Challenge¶
Which digits below represent the number 2?
Easy peasy! But can you write a program to classify 2s like these?
In this challenge, your task is to implement a Perceptron to classify handwritten 2s using the famous MNIST dataset. In other words, your model should be able to look at an image and say "this is a two" or "this is not a two".
Data¶
You can download the MNIST image files from the Kaggle dataset MNIST as PNG. The unzipped file hierarchy looks like this 👇
test/
0/
test_image_3.png
test_image_10.png
test_image_13.png
...
1/
test_image_2.png
test_image_5.png
test_image_14.png
...
...
9/
train/
0/
train_image_1.png
train_image_21.png
train_image_34.png
...
1/
...
9/
Every image file is a 28x28 grayscale image of a handwritten digit (0 - 9).
test/
Need help getting started?
Weights and bias¶
Select the best weights and bias by implementing a guess-and-check algorithm.

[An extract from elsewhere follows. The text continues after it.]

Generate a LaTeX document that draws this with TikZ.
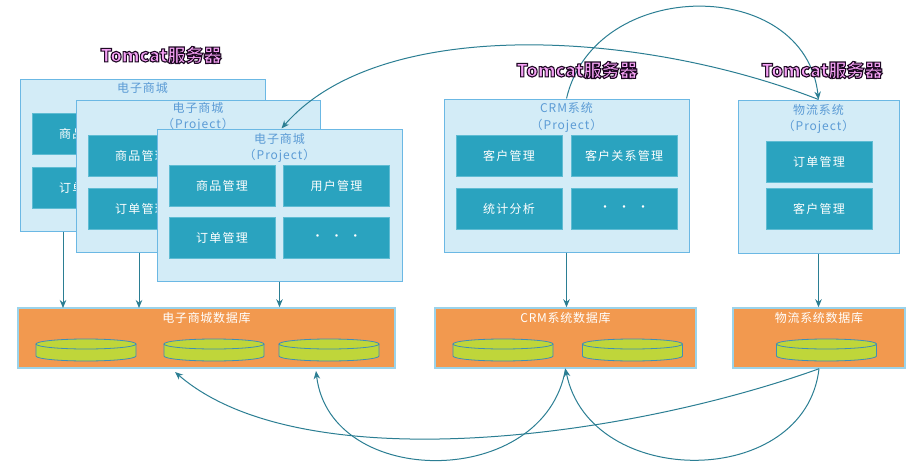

In other words,
- Randomly choose weights and a bias.
- Measure the model's performance (accuracy) on the training data.
- Repeat this process a few thousand times, keeping track of the best performing weights and bias.
Review the model¶
Regarding your best model,
-
Which pixel adds the most evidence that the image represents a 2 as it becomes lighter? Explain why this makes intuitive sense.
-
Which pixel adds the most evidence that the image represents a 2 as it becomes darker? Explain why this makes intuitive sense.
Solution¶
import glob
import matplotlib.pyplot as plt
import numpy as np
from PIL import Image
# Define constants
TRAINPATH = "/Users/bgorman/Datasets/mnist-png/train"

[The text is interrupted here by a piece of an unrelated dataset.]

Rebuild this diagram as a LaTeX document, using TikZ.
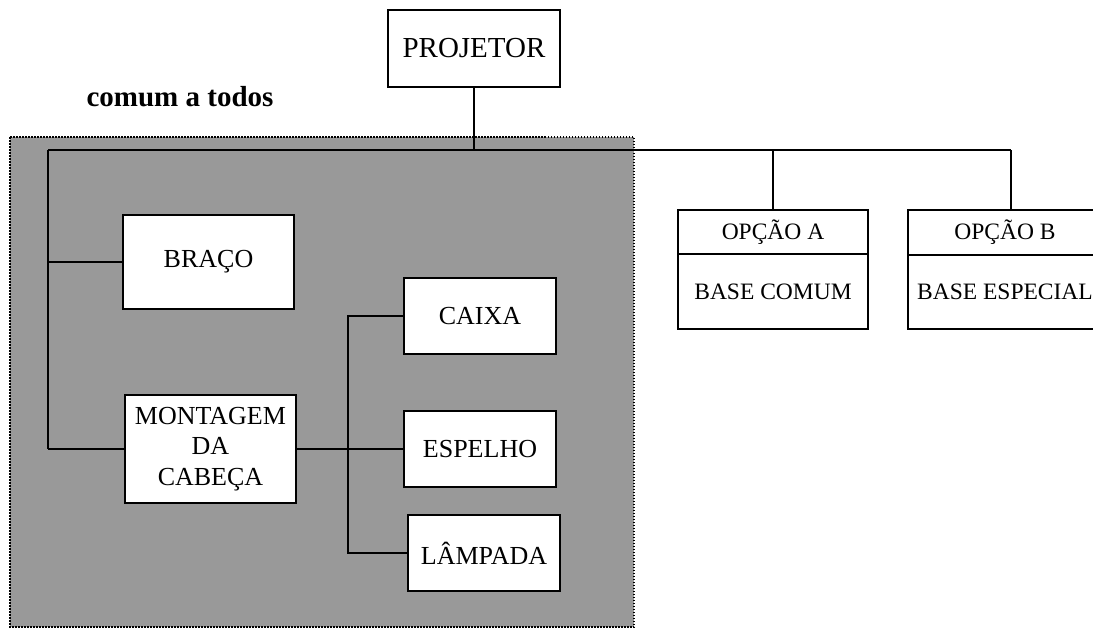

TESTPATH = "/Users/bgorman/Datasets/mnist-png/test"
# Random number generator
RNG = np.random.default_rng(2024)
def load_images(path):
"""
Given a path, recursively identify all PNG files below the path and load
them into a list of PIL Images
Args:
path (str): Directory path like 'pics/whales/'
Returns:
tuple(list[Image], list[str]): Returns a 2-element tuple. The first element
is a list of Image instances. The second is a list of corresponding filenames
"""
images = []
filepaths = []
for filename in glob.glob(f"{path}/**/*.png"):
im = Image.open(filename)
images.append(im)
filepaths.append(filename)
return images, filepaths
# Load the data
trainX, trainFiles = load_images(TRAINPATH)
testX, testFiles = load_images(TESTPATH)
# Determine the training data labels
trainY = np.array([file.split("/")[-2] for file in trainFiles])
testY = np.array([file.split("/")[-2] for file in testFiles])
# Convert list of Images to arrays with float64 vals
trainX = np.array(trainX, dtype="float64")
testX = np.array(testX, dtype="float64")
# Standardize the data
trainX = trainX / 255
testX = testX / 255
# Declare the model
class Perceptron:
def __init__(self, w, b):
self.w = w
self.b = b
def predict(self, X):
if X.ndim == 2:
z = np.sum(X.reshape((1, -1)) * self.w) + self.b
elif X.ndim == 3:
z = np.sum(X.reshape((len(X), -1)) * self.w, axis=1) + self.b
return z >= 0
# Keep track of the best weights and bias
best = {"accuracy": 0.0, "w": None, "b": None}
# Find optimal weights + bias
for i in range(5000):
if i % 1000 == 0:
print("Iteration", i)
# Pick random weights and bias
w = RNG.uniform(-1, 1, size=784)
b = RNG.uniform(-20, 20)
# Train the Perceptron
perceptron = Perceptron(w, b)
# Predict on the training data
preds = perceptron.predict(trainX)
# Measure the accuracy rate
accuracy = np.mean(preds == (trainY == "2"))
# Check if best
if accuracy > best["accuracy"]:
print("New best accuracy:", accuracy)
best["accuracy"] = accuracy
best["w"] = w
best["b"] = b
After 5,000 iterations, the best model classifies 2s with ~91% accuracy on the training data and ~90% accuracy on the test data.
View the output
View the selected weights and bias
Model Review
We can identify out the most important pixels by finding the index of the positive and negative weights with the greatest magnitude.
print(np.argmax(best['w'])) # 582 ==> (20, 22)
print(np.argmin(best['w'])) # 214 ==> (7, 18)
In this case, the model implies
- lightening pixel
(20, 22)
adds the most evidence that the image is a 2 - darkening pixel
(7, 18)
adds the most evidence that the image is a 2
Here are some example images with these pixels highlighted by green and red arrows.
The large positive weight for pixel (20, 22)
makes intuitive sense because it locates the trailing tail of the number "2" - a pixel that is rarely activated by other numbers. Pixel (7, 18)
appears to have a large negative weight because it's a popular pixel that's activated by many different numbers.